→ What is being asked
Can you print the data exactly and leave out each image?

→ Information supplied
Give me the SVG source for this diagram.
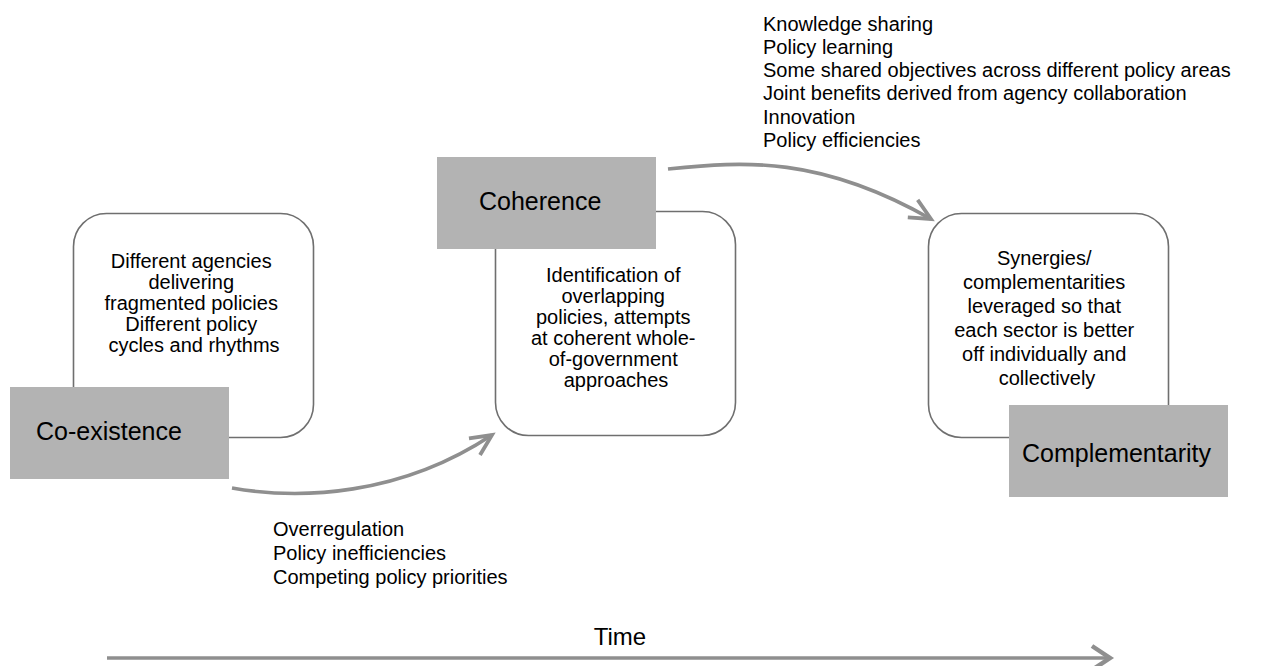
<svg xmlns="http://www.w3.org/2000/svg" width="1273" height="666" viewBox="0 0 1273 666">
<defs>
<style>
.box{fill:#fff;stroke:#6f6f6f;stroke-width:1.6}
.tag{fill:#b3b3b3}
.t{font-family:"Liberation Sans",Arial,sans-serif;font-size:20px;fill:#000}
.tc{text-anchor:middle}
.lab{font-family:"Liberation Sans",Arial,sans-serif;font-size:25px;fill:#000}
.con{fill:none;stroke:#8f8f8f;stroke-width:3.6}
.time{font-family:"Liberation Sans",Arial,sans-serif;font-size:24px;fill:#000}
</style>
<marker id="chev" markerUnits="userSpaceOnUse" markerWidth="40" markerHeight="40" viewBox="-30 -20 40 40" refX="0" refY="0" orient="auto">
<path d="M-21,-10 L0,0 L-21,10" fill="none" stroke="#8f8f8f" stroke-width="3.8"/>
</marker>
<marker id="chevT" markerUnits="userSpaceOnUse" markerWidth="40" markerHeight="40" viewBox="-30 -20 40 40" refX="0" refY="0" orient="auto">
<path d="M-18,-12 L0,0 L-18,12" fill="none" stroke="#8f8f8f" stroke-width="4.5"/>
</marker>
</defs>
<rect width="1273" height="666" fill="#fff"/>

<g id="coexistence">
<rect class="box" x="73.5" y="213.5" width="240" height="224" rx="33"/>
<text class="t tc" x="194">
<tspan x="194" y="268">Different agencies</tspan>
<tspan x="194" y="289">delivering</tspan>
<tspan x="194" y="310">fragmented policies</tspan>
<tspan x="194" y="331">Different policy</tspan>
<tspan x="194" y="352">cycles and rhythms</tspan>
</text>
<rect class="tag" x="10" y="387" width="219" height="92"/>
<text class="lab" x="36" y="440">Co-existence</text>
</g>

<g id="coherence">
<rect class="box" x="495.5" y="211.5" width="240" height="224" rx="33"/>
<text class="t tc" x="616">
<tspan x="616" y="282">Identification of</tspan>
<tspan x="616" y="303">overlapping</tspan>
<tspan x="616" y="324">policies, attempts</tspan>
<tspan x="616" y="345">at coherent whole-</tspan>
<tspan x="616" y="366">of-government</tspan>
<tspan x="616" y="387">approaches</tspan>
</text>
<rect class="tag" x="437" y="157" width="219" height="92"/>
<text class="lab" x="479" y="210">Coherence</text>
</g>

<g id="complementarity">
<rect class="box" x="928.5" y="213.5" width="240" height="224" rx="33"/>
<text class="t tc" x="1047">
<tspan x="1047" y="265">Synergies/</tspan>
<tspan x="1047" y="289">complementarities</tspan>
<tspan x="1047" y="313">leveraged so that</tspan>
<tspan x="1047" y="337">each sector is better</tspan>
<tspan x="1047" y="361">off individually and</tspan>
<tspan x="1047" y="385">collectively</tspan>
</text>
<rect class="tag" x="1009" y="405" width="219" height="92"/>
<text class="lab" x="1022" y="462">Complementarity</text>
</g>

<g id="connectors">
<path class="con" d="M232,488 C300,500 400,496 492,435" marker-end="url(#chev)"/>
<path class="con" d="M668,169 C745,161 820,156 931,219" marker-end="url(#chev)"/>
<path class="con" d="M107,658 L1110,658" stroke-width="5" marker-end="url(#chevT)"/>
</g>

<g id="labels">
<text class="t" x="273">
<tspan x="273" y="536">Overregulation</tspan>
<tspan x="273" y="560">Policy inefficiencies</tspan>
<tspan x="273" y="584">Competing policy priorities</tspan>
</text>
<text class="t" x="763">
<tspan x="763" y="31">Knowledge sharing</tspan>
<tspan x="763" y="54">Policy learning</tspan>
<tspan x="763" y="77">Some shared objectives across different policy areas</tspan>
<tspan x="763" y="100">Joint benefits derived from agency collaboration</tspan>
<tspan x="763" y="124">Innovation</tspan>
<tspan x="763" y="147">Policy efficiencies</tspan>
</text>
<text class="time" x="620" y="645" text-anchor="middle">Time</text>
</g>
</svg>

→ Result
Give me the SVG source for this diagram.
<svg xmlns="http://www.w3.org/2000/svg" width="1273" height="666" viewBox="0 0 1273 666">
<defs>
<style>
.box{fill:#fff;stroke:#6f6f6f;stroke-width:1.6}
.tag{fill:#b3b3b3}
.t{font-family:"Liberation Sans",Arial,sans-serif;font-size:20px;fill:#000}
.tc{text-anchor:middle}
.lab{font-family:"Liberation Sans",Arial,sans-serif;font-size:25px;fill:#000}
.con{fill:none;stroke:#8f8f8f;stroke-width:3.6}
.time{font-family:"Liberation Sans",Arial,sans-serif;font-size:24px;fill:#000}
</style>
<marker id="chev" markerUnits="userSpaceOnUse" markerWidth="40" markerHeight="40" viewBox="-30 -20 40 40" refX="0" refY="0" orient="auto">
<path d="M-21,-10 L0,0 L-21,10" fill="none" stroke="#8f8f8f" stroke-width="3.8"/>
</marker>
<marker id="chevT" markerUnits="userSpaceOnUse" markerWidth="40" markerHeight="40" viewBox="-30 -20 40 40" refX="0" refY="0" orient="auto">
<path d="M-18,-12 L0,0 L-18,12" fill="none" stroke="#8f8f8f" stroke-width="4.5"/>
</marker>
</defs>
<rect width="1273" height="666" fill="#fff"/>

<g id="coexistence">
<rect class="box" x="73.5" y="213.5" width="240" height="224" rx="33"/>
<text class="t tc" x="194">
<tspan x="194" y="268">Different agencies</tspan>
<tspan x="194" y="289">delivering</tspan>
<tspan x="194" y="310">fragmented policies</tspan>
<tspan x="194" y="331">Different policy</tspan>
<tspan x="194" y="352">cycles and rhythms</tspan>
</text>
<rect class="tag" x="10" y="387" width="219" height="92"/>
<text class="lab" x="36" y="440">Co-existence</text>
</g>

<g id="coherence">
<rect class="box" x="495.5" y="211.5" width="240" height="224" rx="33"/>
<text class="t tc" x="616">
<tspan x="616" y="282">Identification of</tspan>
<tspan x="616" y="303">overlapping</tspan>
<tspan x="616" y="324">policies, attempts</tspan>
<tspan x="616" y="345">at coherent whole-</tspan>
<tspan x="616" y="366">of-government</tspan>
<tspan x="616" y="387">approaches</tspan>
</text>
<rect class="tag" x="437" y="157" width="219" height="92"/>
<text class="lab" x="479" y="210">Coherence</text>
</g>

<g id="complementarity">
<rect class="box" x="928.5" y="213.5" width="240" height="224" rx="33"/>
<text class="t tc" x="1047">
<tspan x="1047" y="265">Synergies/</tspan>
<tspan x="1047" y="289">complementarities</tspan>
<tspan x="1047" y="313">leveraged so that</tspan>
<tspan x="1047" y="337">each sector is better</tspan>
<tspan x="1047" y="361">off individually and</tspan>
<tspan x="1047" y="385">collectively</tspan>
</text>
<rect class="tag" x="1009" y="405" width="219" height="92"/>
<text class="lab" x="1022" y="462">Complementarity</text>
</g>

<g id="connectors">
<path class="con" d="M232,488 C300,500 400,496 492,435" marker-end="url(#chev)"/>
<path class="con" d="M668,169 C745,161 820,156 931,219" marker-end="url(#chev)"/>
<path class="con" d="M107,658 L1110,658" stroke-width="5" marker-end="url(#chevT)"/>
</g>

<g id="labels">
<text class="t" x="273">
<tspan x="273" y="536">Overregulation</tspan>
<tspan x="273" y="560">Policy inefficiencies</tspan>
<tspan x="273" y="584">Competing policy priorities</tspan>
</text>
<text class="t" x="763">
<tspan x="763" y="31">Knowledge sharing</tspan>
<tspan x="763" y="54">Policy learning</tspan>
<tspan x="763" y="77">Some shared objectives across different policy areas</tspan>
<tspan x="763" y="100">Joint benefits derived from agency collaboration</tspan>
<tspan x="763" y="124">Innovation</tspan>
<tspan x="763" y="147">Policy efficiencies</tspan>
</text>
<text class="time" x="620" y="645" text-anchor="middle">Time</text>
</g>
</svg>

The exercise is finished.